There are chuckles to be had, but get your own continuance by waiting for the video.
Audience Reviews for Trial and Error
considering all the talent this project had to offer its a shame nothing really comes together. the main issues are the mismatched pairing of Richards & Daniels which doesn't work. Richards doesn't really offer the humour he does from Seinfeld which is why this film stayed off everyones rader back on its release. Daniels has proven he is capable of comedy roles but he is unable to inject anything remotely resembling a likable character. Theron is quite good in a thankless role but allows Daniels to share some meaningful screen time with. I really wanted to like this film but it is poorly directed and the jokes miss more then they hit.
Okay comedy with a witty title. Jeff Daniels and Michael Richards make a good mismatched-buddy team, and to his credit after the first 15 minutes Richards manages to inhabit his character without too many reminders of Kramer.
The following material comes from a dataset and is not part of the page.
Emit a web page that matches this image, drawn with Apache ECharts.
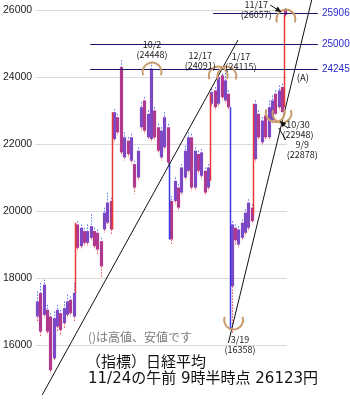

Charlize Theron is very winning in an early supporting role as Daniels' love interest. Seems they forgot this was a comedy after an hour, instead adding an ill-advised romance between Richards and Jessica Steen who actually provides a worthy adversary. Final verdict: with plenty of opportunities for satire or slapstick available, it should have been funnier.
Director Jonathan Lynn makes another courtroom delight, following the success of My Cousin Vinny. Michael Richards delivers the expected Dramer-esque slapstick he became famous for on TV's Seinfeld, but then allows his character a more serious and rational side.